- Italian poster
- Gli Insdesiderati D'Europa
- Directed by: Fabrizio Ferraro
- Written by: Fabrizio Ferraro (from an idea by Claudia Landi)
- Produced by: Lluís Miñarro, Fabio Parente
- Cinematography: Giancarlo Leggeri, Simone Borgna
- Edited by: Fabrizio Ferraro
- Music by: John Cage
- Production companies: Eddie Saeta, Passepartout Cooperativa Sociale
- Release date: 26 January 2018 (International Film Festival Rotterdam);
- Running time: 112 minutes
- Countries: Italy; Spain;
- Languages: French, Catalan, German

= Les Unwanted de Europa =

Les Unwanted de Europa (Italian: Gli indesiderati d'Europa) is a 2018 Spanish-Italian historical black and white film directed by Fabrizio Ferraro.

== Synopsis ==
The film depicts the final journey of philosopher Walter Benjamin across the Pyrenees in September 1940, during which Benjamin was guided by Lisa Fittko along a trail (the Route Lister) along which Catalans and internationalist militants had previously fled the Franco regime into France during the Spanish Civil War; six months after, Benjamin was amongst the first of a number of groups of Jews, communists and dissidents fleeing Nazi-occupied France into Spain. Upon arrival in Portbou, the Spanish police threatened to turn back the refugees, and Benjamin committed suicide overnight. The film does not show his death, instead depicting the journey itself in the style of Slow Cinema, with minimal dialogue (selections from Benjamin's writings and conversations between the travellers, as well as between Benjamin and a librarian at the Bibliothèque Nationale, discussing Nietzsche) and sporadic use of music (by John Cage). Benjamin's journey is intercut with a journey along the reverse route by three anti-fascist militiamen in February 1939. The film ends with Benjamin calling out "Blanqui! Blanqui! Talk to me, I'm listening! I hear you" and a long, unmoving shot of Benjamin asleep on the ground.

== Production ==
The film stars Euplemio Macrì as Walter Benjamin and Catarina Wallenstein as Lisa Fittko. Author, musician and artist Pau Riba also features as one of the militiamen. Dialogue is predominantly French, including selections from Benjamin's writings, as well as Catalan and German. Music selections are taken from John Cage's Quartets.

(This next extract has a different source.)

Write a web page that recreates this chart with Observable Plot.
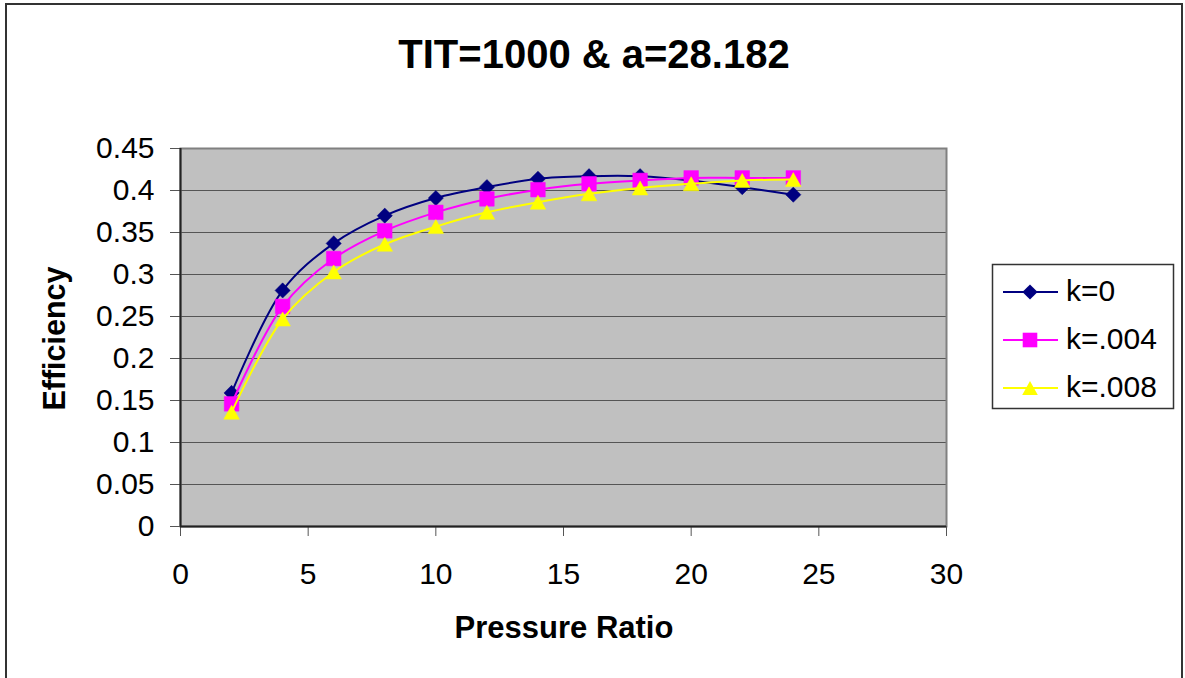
<!DOCTYPE html>
<html>
<head>
<meta charset="utf-8">
<script src="https://cdn.jsdelivr.net/npm/d3@7"></script>
<script src="https://cdn.jsdelivr.net/npm/@observablehq/plot@0.6"></script>
<style>
  html, body { margin: 0; padding: 0; background: #fff; }
  #wrap { position: relative; width: 1185px; height: 678px; overflow: hidden; font-family: "Liberation Sans", Arial, sans-serif; }
  #border { position: absolute; left: 5px; top: 3px; width: 1178px; height: 720px; border: 2px solid #333; box-sizing: border-box; }
  #chart, #overlay { position: absolute; left: 0; top: 0; }
  #overlay { pointer-events: none; }
</style>
</head>
<body>
<div id="wrap">
  <div id="border"></div>
  <div id="chart"></div>
  <svg id="overlay" width="1185" height="678"></svg>
</div>
<script>
// ---- data ----
const pressureRatio = [2, 4, 6, 8, 10, 12, 14, 16, 18, 20, 22, 24];
const effK0   = [0.159, 0.281, 0.337, 0.370, 0.391, 0.404, 0.414, 0.417, 0.417, 0.412, 0.404, 0.395];
const effK004 = [0.146, 0.262, 0.319, 0.352, 0.374, 0.390, 0.401, 0.408, 0.412, 0.415, 0.415, 0.415];
const effK008 = [0.136, 0.247, 0.303, 0.336, 0.357, 0.374, 0.386, 0.396, 0.403, 0.408, 0.412, 0.413];
const seriesNames = ["k=0", "k=.004", "k=.008"];
const xTicks = [0, 5, 10, 15, 20, 25, 30];
const yTicks = [0, 0.05, 0.1, 0.15, 0.2, 0.25, 0.3, 0.35, 0.4, 0.45];
const yTickLabels = ["0", "0.05", "0.1", "0.15", "0.2", "0.25", "0.3", "0.35", "0.4", "0.45"];
const titleText = "TIT=1000 & a=28.182";
const xLabel = "Pressure Ratio";
const yLabel = "Efficiency";

// ---- symbols ----
const diamondSym = {draw(ctx) { const r = 7.6; ctx.moveTo(0, -r); ctx.lineTo(r, 0); ctx.lineTo(0, r); ctx.lineTo(-r, 0); ctx.closePath(); }};
const squareSym = {draw(ctx) { const h = 7.3; ctx.moveTo(-h, -h); ctx.lineTo(h, -h); ctx.lineTo(h, h); ctx.lineTo(-h, h); ctx.closePath(); }};
const triangleSym = {draw(ctx) { const w = 7.8, h = 7; ctx.moveTo(0, -h); ctx.lineTo(w, h); ctx.lineTo(-w, h); ctx.closePath(); }};

const colors = ["#000080", "#FF00FF", "#FFFF00"];
const symbols = [diamondSym, squareSym, triangleSym];
const valuesBySeries = [effK0, effK004, effK008];

const rows = seriesNames.flatMap((name, s) =>
  pressureRatio.map((x, i) => ({x, y: valuesBySeries[s][i], k: name})));

const seriesMarks = seriesNames.flatMap((name, s) => {
  const d = rows.filter(r => r.k === name);
  return [
    Plot.line(d, {x: "x", y: "y", stroke: colors[s], strokeWidth: 2, curve: "catmull-rom"}),
    Plot.dot(d, {x: "x", y: "y", fill: colors[s], stroke: colors[s], strokeWidth: 0.5, symbol: symbols[s], r: 6})
  ];
});

const chart = Plot.plot({
  width: 1185,
  height: 678,
  marginLeft: 180,
  marginRight: 239,
  marginTop: 148,
  marginBottom: 152,
  style: {fontFamily: "'Liberation Sans', Arial, sans-serif", background: "transparent", overflow: "visible"},
  x: {domain: [0, 30]},
  y: {domain: [0, 0.45]},
  marks: [
    Plot.frame({fill: "#C0C0C0", stroke: null}),
    Plot.gridY(yTicks.slice(1, -1), {stroke: "#555", strokeOpacity: 1, strokeWidth: 1}),
    Plot.frame({stroke: "#808080", strokeWidth: 2}),
    Plot.axisY(yTicks, {tickSize: 10, tickPadding: 16, fontSize: 30, stroke: "#555", fill: "#000",
      tickFormat: (d) => yTickLabels[yTicks.indexOf(d)], label: null}),
    Plot.axisX(xTicks, {tickSize: 10, tickPadding: 26, fontSize: 30, stroke: "#555", fill: "#000", label: null}),
    Plot.ruleX([0], {stroke: "#222", strokeWidth: 2}),
    Plot.ruleY([0], {stroke: "#222", strokeWidth: 2}),
    ...seriesMarks
  ]
});
document.getElementById("chart").appendChild(chart);

// ---- title, axis titles, legend ----
const ov = d3.select("#overlay").style("font-family", "'Liberation Sans', Arial, sans-serif");
ov.append("text").attr("x", 594).attr("y", 68).attr("text-anchor", "middle")
  .attr("font-size", 40).attr("font-weight", "bold").text(titleText);
ov.append("text").attr("x", 564).attr("y", 638).attr("text-anchor", "middle")
  .attr("font-size", 31).attr("font-weight", "bold").text(xLabel);
ov.append("text").attr("transform", "translate(65,338.5) rotate(-90)").attr("text-anchor", "middle")
  .attr("font-size", 30.5).attr("font-weight", "bold").text(yLabel);

const lg = ov.append("g");
lg.append("rect").attr("x", 992.5).attr("y", 264.5).attr("width", 181).attr("height", 144)
  .attr("fill", "#fff").attr("stroke", "#333").attr("stroke-width", 1.5);
const legendY = [292, 340, 388];
seriesNames.forEach((name, s) => {
  const y = legendY[s];
  lg.append("line").attr("x1", 1003).attr("x2", 1058).attr("y1", y).attr("y2", y)
    .attr("stroke", colors[s]).attr("stroke-width", 2);
  lg.append("path").attr("transform", `translate(1030,${y})`)
    .attr("d", d3.symbol(symbols[s], 1)()).attr("fill", colors[s]);
  lg.append("text").attr("x", 1066).attr("y", y + 9).attr("font-size", 30).text(name);
});
</script>
</body>
</html>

The film was shot in Lazio, Italy; Barcelona, Spain; Banyuls-sur-Mer, Pyrénées-Orientales, France; Portbou, Girona, Catalonia, Spain; and La Vajol, Girona, Catalonia, Spain.

The film premiered on 26 January 2018 at the Rotterdam International Film Festival. It was subsequently released on 24 April 2018.

The film is an Italian-Spanish co-production between Passepartout, Eddie Saeta and Rai Cinema, in collaboration with the Jean Vigo-Cinémathèque Euro-regional Institute of Perpignan.

== Cast ==
- Euplemio Macrì as Walter Benjamin
- Catarina Wallenstein as Lisa Fittko
- Raphaël Bismuth-Kimpe as Joseph Gurland
- Marta Reggio as Henny Gurland
- Vicenç Altaió as Librarian
- Marco Teti as Militiaman
- Pau Riba as Militiaman
- Bruno Duchêne as Militiaman

== Reception ==
The film has received a relatively limited theatrical release, though it was shown on the streaming website MUBI in January 2019. It has received some critical discussion in Italian-language film journals, notably by critic Valerio Carando, who praises Ferraro's use of "openings, uncertainties, those that for institutional cinema are only imperfections, fragility to be discarded." Meanwhile, academic and critic Roberto Pittaluga discusses the film in the context of the European migrant crisis and the rise of Fascism in the 21st century, as well as Benjamin's own thought, writing: "Les unwanted de Europa is a film about migration and exile at the time they happen, neither before nor after but in that time and that space between, the spacetime of the no longer and the not yet. And Ferraro intends, in a very Benjaminian way, to show that time and that space."